147

Post-Mortem: The massive lemmy.world -> lemmy.dbzer0.com federation delays. (dbzer0.com)

submitted 8 months ago by db0@lemmy.dbzer0.com to c/div0@lemmy.dbzer0.com

28 comments fedilink hide all child comments

you are viewing a single comment's thread
view the rest of the comments

[-] nutomic@lemmy.ml 15 points 8 months ago* (last edited 8 months ago)

As someone hosting a service like this, especially when it has 12K people in it, this is very scary! While 2 lemmy core developers were in the chat, the help they provided was very limited overall and this session mostly relied on my own skills to troubleshoot.

This reinforced in my mind that as much as I like the idea of lemmy (or any of the other threadiverse SW), this is only something experts should try hosting. Sadly, this will lead to more centralization of the lemmy community to few big servers instead of many small ones, but given the nature of problems one can encounter and the lack of support to fix them if they’re not experts, I don’t see an option.

I disagree with this conclusion. If you had installed Lemmy according to the official instructions, you would have the database, backend and everything else on the same server and would never have run into this particular issue. And any problems youd have would likely be noticed (and debugged) by many other instances too. Your setup is heavily customized so it is only natural that there are few people who can help with it.

Anyway its an interesting journey, thanks for writing down your experience and for improving the documenation!

[-] db0@lemmy.dbzer0.com 28 points 8 months ago* (last edited 8 months ago)

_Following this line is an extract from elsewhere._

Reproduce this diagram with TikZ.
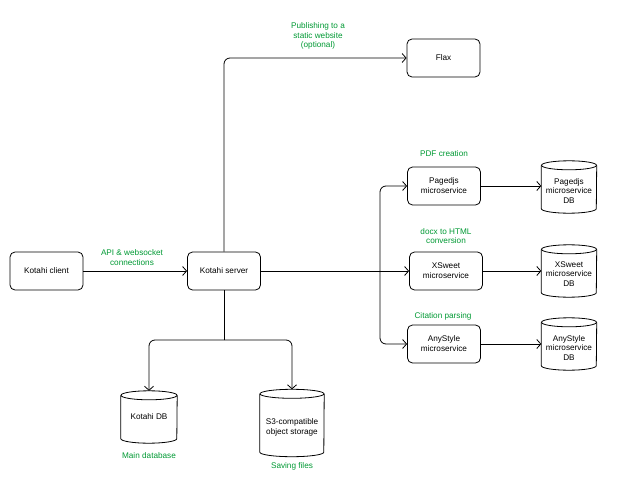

The official instructions do not scale nor do they work for all situations. But besides that, the problem is not that my bad setup caused a problem. Shit happens and I didn't blame anyone but myself. The problems is that when a problem occurs, one has to get lucky to get support. I don't have to even prove this. I know for sure a fact that there's lemmy instances that decommissioned because they followed the default setup, run into issues, got no support and gave up.

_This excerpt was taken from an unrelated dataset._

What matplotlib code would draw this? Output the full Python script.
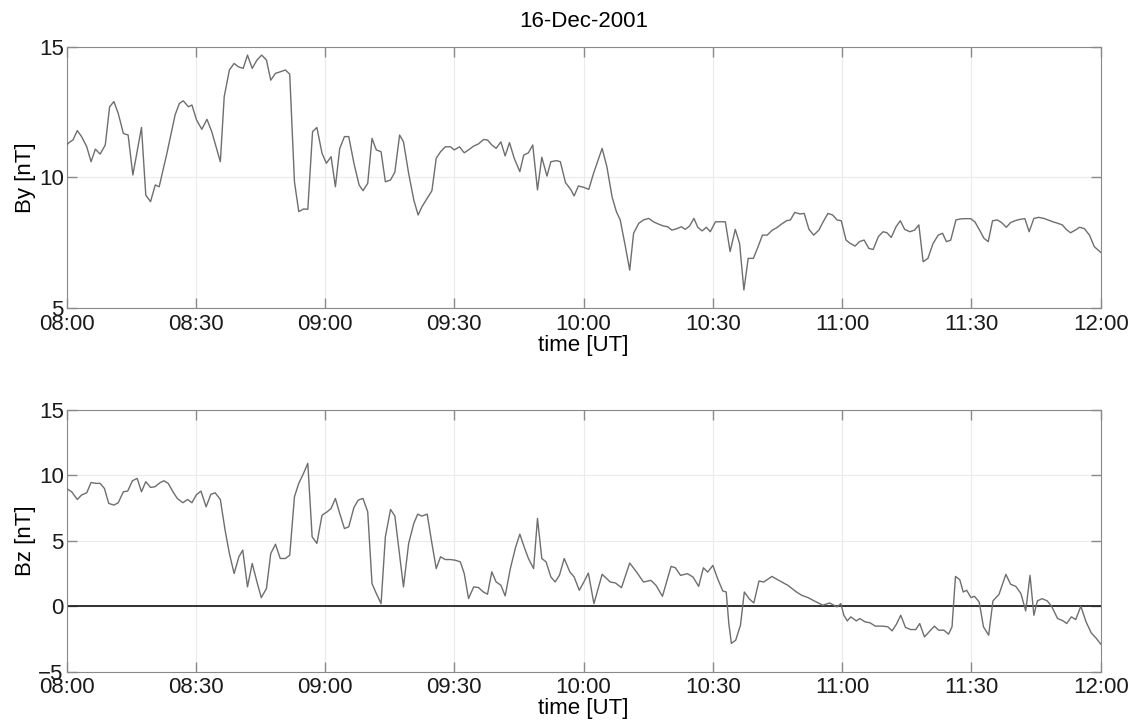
import numpy as np
import matplotlib
matplotlib.use("Agg")
import matplotlib.pyplot as plt
import matplotlib.dates as mdates

# minutes after 08:00 UT and field values
by_min = [0, 0.8, 1.5, 2.5, 3.5, 4.7, 5.7, 6.7, 7.8, 9, 10, 11, 12, 13.2, 14.3, 15.4, 17.4, 18.4,
          19.5, 20.6, 21.5, 23.3, 25.2, 26.2, 27.1, 28.3, 29.1, 30.2, 31.4, 32.6, 33.7, 35.7, 36.6,
          37.8, 38.9, 39.9, 41, 42, 43.1, 44.2, 45.3, 46.4, 47.4, 48.5, 49.6, 50.8, 51.8, 52.9, 53.9,
          55, 56, 57.1, 58.1, 59.3, 60.3, 61.4, 62.4, 63.4, 64.5, 65.5, 66.7, 67.9, 68.8, 69.9, 70.9,
          71.9, 73, 74, 75.2, 76.2, 77.3, 78.2, 79.4, 80.6, 81.6, 82.5, 83.7, 84.8, 85.8, 86.8, 87.9,
          89.1, 90, 91.2, 92.3, 93.3, 94.5, 95.6, 96.8, 97.7, 98.7, 99.7, 100.8, 101.8, 102.8, 103.9,
          105.2, 106.1, 107.2, 108.2, 109.3, 110.3, 111.5, 112.4, 113.7, 114.6, 115.8, 117, 117.8,
          118.8, 120, 121.2, 122.3, 124.3, 125.4, 126.6, 127.6, 128.5, 129.7, 130.7, 131.6, 132.8,
          133.9, 135.1, 136.2, 137.4, 138.5, 139.5, 140.5, 141.7, 142.7, 143.6, 144.6, 145.6, 146.5,
          147.5, 148.5, 149.4, 150.6, 151.7, 152.9, 154, 155.2, 156.2, 157.2, 158.2, 159.4, 160.5,
          161.5, 162.6, 163.8, 164.8, 165.9, 167.1, 168, 169, 170.2, 171.2, 172.3, 173.4, 174.6,
          175.6, 176.7, 177.8, 178.8, 179.8, 180.9, 181.9, 183, 184, 185.1, 186.2, 187.2, 188.4,
          189.5, 190.4, 191.4, 192.5, 193.5, 194.5, 195.7, 196.8, 197.8, 198.8, 199.9, 201.1, 202.3,
          203.3, 204.2, 205.2, 206.4, 207.5, 208.6, 209.8, 210.8, 211.9, 212.9, 213.9, 214.9, 216,
          217, 218.1, 219.1, 220.1, 221.2, 222.4, 223.4, 224.5, 225.6, 226.8, 227.8, 228.9, 230.1,
          231.1, 232, 233, 234.1, 235.1, 236.2, 237.4, 238.5, 240]
by_val = [11.24, 11.36, 11.43, 11.79, 11.56, 11.17, 10.6, 11.08, 10.89, 11.24, 12.7, 12.9, 12.45,
          11.68, 11.62, 10.09, 11.91, 9.32, 9.07, 9.71, 9.64, 10.92, 12.39, 12.83, 12.93, 12.7,
          12.77, 12.19, 11.84, 12.22, 11.75, 10.6, 13.09, 14.11, 14.36, 14.23, 14.17, 14.68, 14.17,
          14.49, 14.68, 14.49, 13.72, 13.98, 14.04, 14.11, 13.95, 9.83, 8.69, 8.79, 8.78, 11.75,
          11.91, 10.92, 10.54, 10.79, 9.64, 11.1, 11.56, 11.56, 10.54, 9.71, 9.49, 9.77, 11.49,
          11.05, 10.98, 9.83, 9.9, 10.2, 11.62, 11.36, 10.15, 9.13, 8.56, 8.88, 9.2, 9.49, 10.73,
          10.98, 11.17, 11.17, 11.05, 11.17, 10.94, 11.05, 11.2, 11.28, 11.45, 11.43, 11.24, 11.11,
          11.36, 10.82, 11.33, 10.73, 10.22, 10.85, 10.94, 11.24, 9.52, 10.77, 10.05, 10.6, 10.64,
          10.6, 9.8, 9.54, 9.29, 9.67, 9.62, 9.54, 10.15, 11.11, 10.41, 9.26, 8.69, 8.37, 7.35, 6.45,
          7.86, 8.24, 8.37, 8.43, 8.3, 8.21, 8.14, 8.11, 7.98, 8.04, 8.11, 8.01, 8.14, 8.43, 8.09,
          7.95, 8.09, 7.92, 8.3, 8.3, 8.3, 7.16, 8.01, 7.47, 5.69, 6.9, 6.9, 7.35, 7.79, 7.79, 7.98,
          8.07, 8.21, 8.34, 8.37, 8.66, 8.6, 8.62, 8.01, 7.79, 7.98, 8.3, 8.62, 8.56, 8.37, 8.34, 7.6,
          7.47, 7.37, 7.54, 7.6, 7.28, 7.24, 7.73, 7.92, 7.88, 7.7, 8.11, 8.34, 8.01, 7.92, 7.98,
          8.18, 6.77, 6.9, 7.47, 7.79, 7.86, 7.54, 7.6, 8.37, 8.41, 8.42, 8.42, 8.3, 7.98, 7.67,
          7.54, 8.34, 8.37, 8.27, 8.09, 8.27, 8.34, 8.39, 8.42, 7.92, 8.43, 8.47, 8.43, 8.37, 8.3,
          8.24, 8.18, 8.01, 7.88, 7.98, 8.09, 8.04, 7.79, 7.35, 7.13]

bz_min = [0, 1.2, 2.5, 3.5, 4.7, 5.7, 6.8, 7.8, 8.8, 9.8, 11, 12, 13.2, 14.2, 15.3, 16.4, 17.4, 18.4,
          19.5, 20.5, 21.7, 22.6, 23.6, 24.7, 25.7, 27, 28.1, 29.1, 30.1, 31.2, 32.4, 33.5, 34.5,
          35.7, 36.8, 37.8, 38.9, 40, 40.9, 42, 43.1, 44.2, 45.2, 46.4, 47.4, 48.5, 49.6, 50.8, 51.8,
          52.9, 53.9, 55, 56, 57, 58.1, 59.3, 60.5, 61.4, 62.4, 63.4, 64.5, 65.5, 66.7, 67.7, 68.8,
          69.9, 70.9, 71.9, 73, 74, 75.2, 76.2, 78.2, 79.4, 80.6, 81.5, 82.5, 83.7, 84.8, 85.8, 86.8,
          87.9, 89.1, 90.2, 91.4, 92.3, 93.3, 94.5, 95.6, 96.7, 97.7, 98.7, 99.7, 100.8, 101.8, 103,
          104.2, 105.2, 106.2, 107.2, 108.4, 109.3, 110.3, 111.3, 112.4, 113.4, 114.4, 115.5, 116.8,
          117.8, 119, 120.2, 121.1, 122.4, 124.3, 126.2, 127.4, 128.8, 130.7, 132.3, 133.9, 135.6,
          136.8, 138.3, 140.3, 141.3, 142.5, 144.1, 145.4, 146.7, 147.8, 148.8, 150, 151.1, 152.3,
          153.1, 153.7, 154.3, 155.3, 156.4, 157.3, 158.4, 159.5, 160.7, 161.8, 163.7, 165.3, 167.4,
          169.4, 170.6, 172.1, 173.5, 175.5, 177.1, 178.8, 179.7, 180.4, 181.2, 182, 183.3, 184.1,
          185.3, 186.5, 187.7, 189.4, 190.6, 191.6, 192.6, 193.6, 194.7, 195.9, 197.1, 198, 199.1,
          200.4, 201.4, 202.4, 203.6, 204.7, 205.5, 206.3, 207.3, 208.1, 208.9, 209.9, 210.7, 211.8,
          212.8, 214, 215, 216.4, 218, 219.1, 220.3, 221.5, 222.6, 223.6, 224.5, 225.3, 226.4, 227.6,
          228.6, 230, 231.3, 232.1, 233.2, 234.2, 235.4, 236.6, 237.8, 239, 240]
bz_val = [9.0, 8.75, 8.16, 8.5, 8.67, 9.46, 9.39, 9.39, 9.0, 7.86, 7.73, 7.91, 8.75, 8.8, 9.59, 9.77,
          8.75, 9.52, 9.08, 9.13, 9.44, 9.59, 9.39, 8.75, 8.24, 7.91, 8.16, 7.91, 8.5, 8.8, 7.6, 8.55,
          8.67, 8.16, 5.82, 4.03, 2.5, 3.78, 4.29, 1.48, 3.27, 1.86, 0.66, 1.35, 4.03, 4.74, 3.65,
          3.65, 3.9, 8.37, 9.39, 10.15, 10.92, 5.31, 4.8, 6.96, 7.22, 7.47, 8.24, 7.09, 5.94, 6.07,
          7.55, 8.11, 8.24, 7.22, 1.73, 0.97, 0.2, 5.31, 7.4, 6.9, 1.48, 4.8, 6.33, 7.04, 6.89, 7.04,
          4.8, 2.88, 3.78, 3.57, 3.57, 3.52, 3.39, 2.5, 0.59, 1.48, 1.43, 1.1, 0.92, 2.63, 1.86,
          1.61, 0.79, 2.88, 4.49, 5.51, 4.54, 3.65, 2.88, 6.71, 3.65, 3.39, 2.24, 1.86, 2.37, 3.65,
          2.63, 2.24, 1.22, 1.94, 2.54, 0.2, 2.44, 1.85, 1.78, 1.42, 3.3, 2.61, 1.85, 1.98, 1.6,
          0.76, 3.05, 2.94, 2.36, 2.49, 2.23, 1.52, 2.94, 2.61, 3.12, 2.11, 1.17, 1.09, -1.32, -2.84,
          -2.59, -1.45, 1.09, 0.58, 0.25, 1.93, 1.85, 2.28, 1.98, 1.6, 1.09, 0.84, 0.66, 0.41, 0.08,
          0.25, -0.05, 0.2, -0.69, -1.12, -0.81, -1.12, -0.94, -1.19, -1.27, -1.52, -1.52, -1.57,
          -1.88, -1.37, -0.69, -1.62, -1.78, -1.78, -1.32, -2.34, -1.88, -1.52, -1.83, -1.83, -2.13,
          -1.57, 2.28, 2.03, 1.09, 1.22, 0.66, 0.76, 0.33, -1.57, -2.21, 0.41, 0.91, 2.44, 1.68,
          1.52, 0.96, -0.36, 2.36, -0.69, 0.41, 0.58, 0.41, 0.0, -0.94, -1.12, -1.32, -0.81, -1.02,
          0.0, -1.19, -2.03, -2.46, -2.89]

by_ticks = [5, 10, 15]
bz_ticks = [-5, 0, 5, 10, 15]

start = np.datetime64("2001-12-16T08:00:00")


def to_time(mins):
    secs = np.round(np.array(mins) * 60).astype(int)
    return start + secs.astype("timedelta64[s]")


plt.rcParams["font.family"] = ["Liberation Sans", "DejaVu Sans"]
plt.rcParams["font.size"] = 16

fig = plt.figure(figsize=(11.31, 7.21), dpi=100)
ax1 = fig.add_axes([0.0588, 0.5728, 0.9144, 0.3624])
ax2 = fig.add_axes([0.0588, 0.0684, 0.9144, 0.3630])

line_col = "#6e6e6e"
spine_col = "#8a8a8a"

panels = [
    (ax1, to_time(by_min), by_val, "By [nT]", (5, 15), by_ticks),
    (ax2, to_time(bz_min), bz_val, "Bz [nT]", (-5, 15), bz_ticks),
]

for ax, t, v, lab, ylim, yt in panels:
    ax.grid(True, color="#ebebeb", linewidth=0.8)
    ax.set_axisbelow(True)
    if ylim[0] < 0:
        ax.axhline(0, color="#222222", linewidth=1.3, zorder=2)
    ax.plot(t, v, color=line_col, linewidth=1.0, zorder=3)
    ax.set_xlim(start, start + np.timedelta64(240, "m"))
    ax.set_ylim(*ylim)
    ax.set_yticks(yt)
    ax.xaxis.set_major_locator(mdates.MinuteLocator(byminute=[0, 30]))
    ax.xaxis.set_major_formatter(mdates.DateFormatter("%H:%M"))
    ax.tick_params(direction="in", length=7, width=1, color=spine_col,
                   top=True, right=True, labelcolor="#1a1a1a")
    ax.tick_params(axis="y", pad=2)
    ax.tick_params(axis="x", pad=4)
    for s in ax.spines.values():
        s.set_color(spine_col)
    ax.set_ylabel(lab, labelpad=2)
    ax.set_xlabel("time [UT]", labelpad=0)

ax1.set_title("16-Dec-2001", fontsize=16, pad=14)

fig.savefig("out.png", dpi=100)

Edit: Also, man, from one Foss developer to another: You really have to learn to stop the instinct to say 'it broke because you did it wrong'. I know it feels unfair, but trust me, this is not the way.

[-] nutomic@lemmy.ml 3 points 8 months ago

I'm not saying you did it wrong, it's open source so of course you can use it in any way you like. But some ways have a higher risk of breaking than others.

[-] KairuByte@lemmy.dbzer0.com 11 points 8 months ago

I’m curious how you think “everything on the same box” scales? You can’t load balance, you can’t ensure resources are being used efficiently, you can’t even reboot a machine without the entire thing going dark.

[-] nutomic@lemmy.ml 5 points 8 months ago

Lemmy.ml runs on a single server and is much bigger than db0. Sure you can't get 100% availability this way but no one expects that.

[-] KairuByte@lemmy.dbzer0.com 2 points 8 months ago

Do you have a link to something describing their infrastructure?

[-] kbotc@lemmy.world 9 points 8 months ago

Tossing stuff on the same server is not great as I don’t want to pay for fast storage for my image store, but I want fast for my DB. My web server should have extra CPU and network but is otherwise ephemeral. This is the same stuff people have been running for years and is microservices 101.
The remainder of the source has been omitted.